| It feels strange to invite you to a tasting at the shop, with all the bad news this week—it’s all hitting me hard, and I know I’m not the only one. But I also know we can all use an opportunity to switch it off, turn on, tune in, and drop out, if only for a few blissful moments. And what better way to do this, in the heat of late spring in Los Angeles, than tasting a few samples from that eternal spring of spiritual refreshment: Beaujolais. No, none of that dreadful, soul-sapping industrial dreck, but the real stuff, ranging from the simplest yet deeply satisfying vins de soif reds, meant to serve chilled, to an acid-driven white wine made from chardonnay, a thousand miles off center from nearly any domestic manifestation, to complex, dark, and brooding red wines born from strands of volcanic soil. And, if you care about such things, the Beaujolais region is also where modern, natural wine was born (we’ll be tasting an example from one of the vignerons responsible for this, Jean Foillard).

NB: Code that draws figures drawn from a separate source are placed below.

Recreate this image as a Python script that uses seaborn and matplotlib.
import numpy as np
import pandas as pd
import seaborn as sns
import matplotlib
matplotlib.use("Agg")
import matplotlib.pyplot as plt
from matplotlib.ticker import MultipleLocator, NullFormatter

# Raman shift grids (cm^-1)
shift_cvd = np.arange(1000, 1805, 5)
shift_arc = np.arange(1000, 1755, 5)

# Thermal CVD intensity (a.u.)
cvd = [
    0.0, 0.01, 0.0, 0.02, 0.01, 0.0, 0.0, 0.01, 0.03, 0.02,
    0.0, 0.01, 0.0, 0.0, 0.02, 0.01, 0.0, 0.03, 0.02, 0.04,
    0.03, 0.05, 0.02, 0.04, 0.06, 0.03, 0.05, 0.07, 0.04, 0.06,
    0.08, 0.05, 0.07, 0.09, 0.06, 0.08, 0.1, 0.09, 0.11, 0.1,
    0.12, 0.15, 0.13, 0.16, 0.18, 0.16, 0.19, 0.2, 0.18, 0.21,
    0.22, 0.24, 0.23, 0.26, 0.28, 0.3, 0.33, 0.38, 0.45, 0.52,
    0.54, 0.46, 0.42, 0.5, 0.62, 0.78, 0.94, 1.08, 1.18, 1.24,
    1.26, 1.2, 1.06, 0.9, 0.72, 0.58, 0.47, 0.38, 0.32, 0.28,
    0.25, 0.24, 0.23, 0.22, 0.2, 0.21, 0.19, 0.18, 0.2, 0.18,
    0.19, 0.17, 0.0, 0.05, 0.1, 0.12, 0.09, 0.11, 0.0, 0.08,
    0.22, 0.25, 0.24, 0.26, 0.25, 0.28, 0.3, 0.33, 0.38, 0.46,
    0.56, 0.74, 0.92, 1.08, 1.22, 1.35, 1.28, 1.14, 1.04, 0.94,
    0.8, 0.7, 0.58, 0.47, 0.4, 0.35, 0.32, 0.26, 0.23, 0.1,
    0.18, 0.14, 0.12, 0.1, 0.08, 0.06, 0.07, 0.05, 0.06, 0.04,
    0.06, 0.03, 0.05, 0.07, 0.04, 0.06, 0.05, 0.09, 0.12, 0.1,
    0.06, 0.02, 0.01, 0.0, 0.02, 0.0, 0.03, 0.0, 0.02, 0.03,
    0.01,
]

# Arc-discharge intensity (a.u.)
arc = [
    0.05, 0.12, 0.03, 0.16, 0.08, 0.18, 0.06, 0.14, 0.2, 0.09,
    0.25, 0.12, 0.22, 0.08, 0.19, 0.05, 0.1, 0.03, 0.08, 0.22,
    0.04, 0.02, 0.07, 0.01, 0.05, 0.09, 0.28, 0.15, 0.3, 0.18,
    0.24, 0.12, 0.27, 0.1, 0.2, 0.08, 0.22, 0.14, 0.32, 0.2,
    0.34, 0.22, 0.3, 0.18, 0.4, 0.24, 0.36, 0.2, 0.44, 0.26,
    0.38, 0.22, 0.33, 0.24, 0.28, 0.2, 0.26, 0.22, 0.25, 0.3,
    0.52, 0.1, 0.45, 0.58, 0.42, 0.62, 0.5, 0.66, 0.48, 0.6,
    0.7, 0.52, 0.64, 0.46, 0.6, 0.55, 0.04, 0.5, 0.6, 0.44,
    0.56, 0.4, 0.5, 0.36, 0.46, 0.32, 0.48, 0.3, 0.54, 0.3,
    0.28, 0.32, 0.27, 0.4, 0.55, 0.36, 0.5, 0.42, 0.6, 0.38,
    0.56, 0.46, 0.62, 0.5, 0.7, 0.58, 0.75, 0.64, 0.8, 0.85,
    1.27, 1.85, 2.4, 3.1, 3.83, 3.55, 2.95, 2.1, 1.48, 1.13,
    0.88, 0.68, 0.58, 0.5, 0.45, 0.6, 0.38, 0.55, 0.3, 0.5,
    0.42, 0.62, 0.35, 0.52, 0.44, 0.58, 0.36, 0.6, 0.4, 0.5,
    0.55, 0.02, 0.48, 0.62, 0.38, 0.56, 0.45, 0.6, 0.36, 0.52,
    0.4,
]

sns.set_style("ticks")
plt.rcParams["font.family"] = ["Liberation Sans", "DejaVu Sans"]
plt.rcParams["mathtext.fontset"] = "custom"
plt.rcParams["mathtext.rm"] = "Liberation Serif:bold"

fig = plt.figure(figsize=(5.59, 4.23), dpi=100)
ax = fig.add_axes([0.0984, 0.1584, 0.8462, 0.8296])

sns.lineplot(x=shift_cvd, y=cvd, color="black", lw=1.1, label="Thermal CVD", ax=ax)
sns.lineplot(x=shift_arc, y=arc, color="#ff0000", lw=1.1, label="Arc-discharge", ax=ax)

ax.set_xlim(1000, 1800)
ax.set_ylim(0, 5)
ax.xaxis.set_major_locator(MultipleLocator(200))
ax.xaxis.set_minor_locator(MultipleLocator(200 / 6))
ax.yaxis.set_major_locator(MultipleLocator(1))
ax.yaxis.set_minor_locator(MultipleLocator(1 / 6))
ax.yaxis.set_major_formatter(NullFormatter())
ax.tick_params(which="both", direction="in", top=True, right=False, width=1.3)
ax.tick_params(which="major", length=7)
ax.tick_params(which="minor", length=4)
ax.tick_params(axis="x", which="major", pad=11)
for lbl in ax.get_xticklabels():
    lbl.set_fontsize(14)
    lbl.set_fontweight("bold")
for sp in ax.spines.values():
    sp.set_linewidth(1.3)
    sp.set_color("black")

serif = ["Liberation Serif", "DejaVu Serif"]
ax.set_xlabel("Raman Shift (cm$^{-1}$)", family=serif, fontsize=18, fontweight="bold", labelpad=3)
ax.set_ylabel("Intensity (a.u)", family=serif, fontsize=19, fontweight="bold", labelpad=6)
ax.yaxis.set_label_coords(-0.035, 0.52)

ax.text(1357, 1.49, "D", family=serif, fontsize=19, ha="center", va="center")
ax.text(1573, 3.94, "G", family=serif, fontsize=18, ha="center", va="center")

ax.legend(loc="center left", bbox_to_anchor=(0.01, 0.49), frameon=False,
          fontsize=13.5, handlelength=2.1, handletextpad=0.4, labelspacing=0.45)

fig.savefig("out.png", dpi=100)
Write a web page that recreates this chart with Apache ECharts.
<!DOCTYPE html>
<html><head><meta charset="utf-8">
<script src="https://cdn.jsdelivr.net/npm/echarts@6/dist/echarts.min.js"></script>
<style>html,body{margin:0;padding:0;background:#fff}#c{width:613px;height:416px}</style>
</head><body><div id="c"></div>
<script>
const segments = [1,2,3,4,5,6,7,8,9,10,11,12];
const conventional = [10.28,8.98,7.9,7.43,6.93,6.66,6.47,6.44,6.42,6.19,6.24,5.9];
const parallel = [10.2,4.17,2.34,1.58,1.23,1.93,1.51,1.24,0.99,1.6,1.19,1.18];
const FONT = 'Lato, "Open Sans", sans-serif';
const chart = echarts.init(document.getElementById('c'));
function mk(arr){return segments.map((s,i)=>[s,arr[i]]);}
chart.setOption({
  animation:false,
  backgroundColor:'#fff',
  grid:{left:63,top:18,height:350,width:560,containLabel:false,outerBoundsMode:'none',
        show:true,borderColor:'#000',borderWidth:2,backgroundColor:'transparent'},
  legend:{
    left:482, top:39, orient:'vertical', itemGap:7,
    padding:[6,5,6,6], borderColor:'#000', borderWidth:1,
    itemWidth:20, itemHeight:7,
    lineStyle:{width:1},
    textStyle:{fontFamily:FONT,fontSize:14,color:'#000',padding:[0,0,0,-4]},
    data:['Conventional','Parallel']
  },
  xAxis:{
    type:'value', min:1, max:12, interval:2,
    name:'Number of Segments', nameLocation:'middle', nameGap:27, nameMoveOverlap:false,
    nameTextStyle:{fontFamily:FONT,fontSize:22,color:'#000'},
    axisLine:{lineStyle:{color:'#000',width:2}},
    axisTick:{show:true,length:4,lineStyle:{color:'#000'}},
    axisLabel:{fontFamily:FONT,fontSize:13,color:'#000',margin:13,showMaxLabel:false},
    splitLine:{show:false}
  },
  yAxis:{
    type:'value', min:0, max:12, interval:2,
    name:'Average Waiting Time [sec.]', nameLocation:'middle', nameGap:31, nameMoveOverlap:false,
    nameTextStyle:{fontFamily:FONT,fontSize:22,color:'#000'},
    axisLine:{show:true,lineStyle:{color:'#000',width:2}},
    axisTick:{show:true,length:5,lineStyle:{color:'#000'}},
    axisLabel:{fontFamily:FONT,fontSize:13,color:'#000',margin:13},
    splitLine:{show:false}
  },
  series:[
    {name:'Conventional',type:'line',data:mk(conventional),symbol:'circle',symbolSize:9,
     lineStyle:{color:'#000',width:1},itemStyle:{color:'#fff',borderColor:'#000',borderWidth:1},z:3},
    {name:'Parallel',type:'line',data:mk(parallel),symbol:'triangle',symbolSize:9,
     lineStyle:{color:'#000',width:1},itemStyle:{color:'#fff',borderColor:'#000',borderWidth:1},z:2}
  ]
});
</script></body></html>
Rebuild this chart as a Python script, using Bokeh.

The nucleus of Beaujolais is the gamay grape, the only red grape permitted in the region. A grape of such radical, lunatic nature, so criminal, that in the 14th century the Duke of Burgundy, Philip the Bold, stamped his foot and angrily proclaimed it an “evil and disloyal plant,” and through royal decree, demanded it “extirpated, destroyed and reduced to nothing.” And just like that, Burgundy proper became a near monoculture of pinot noir for red wine, with gamay only permitted in the southern limits of the kingdom, the New Jersey of Burgundy, where it took hold and, in seeming defiance of Philip, flourishes to this day. We can speculate as to why Philip so despised gamay. Taking out Occam’s razor, the simplest and likely best explanation is that it’s easy to overcrop gamay. In contrast, pinot is a notoriously difficult beast, producing a meager crop even in the best vintages, making it more precious through forced scarcity.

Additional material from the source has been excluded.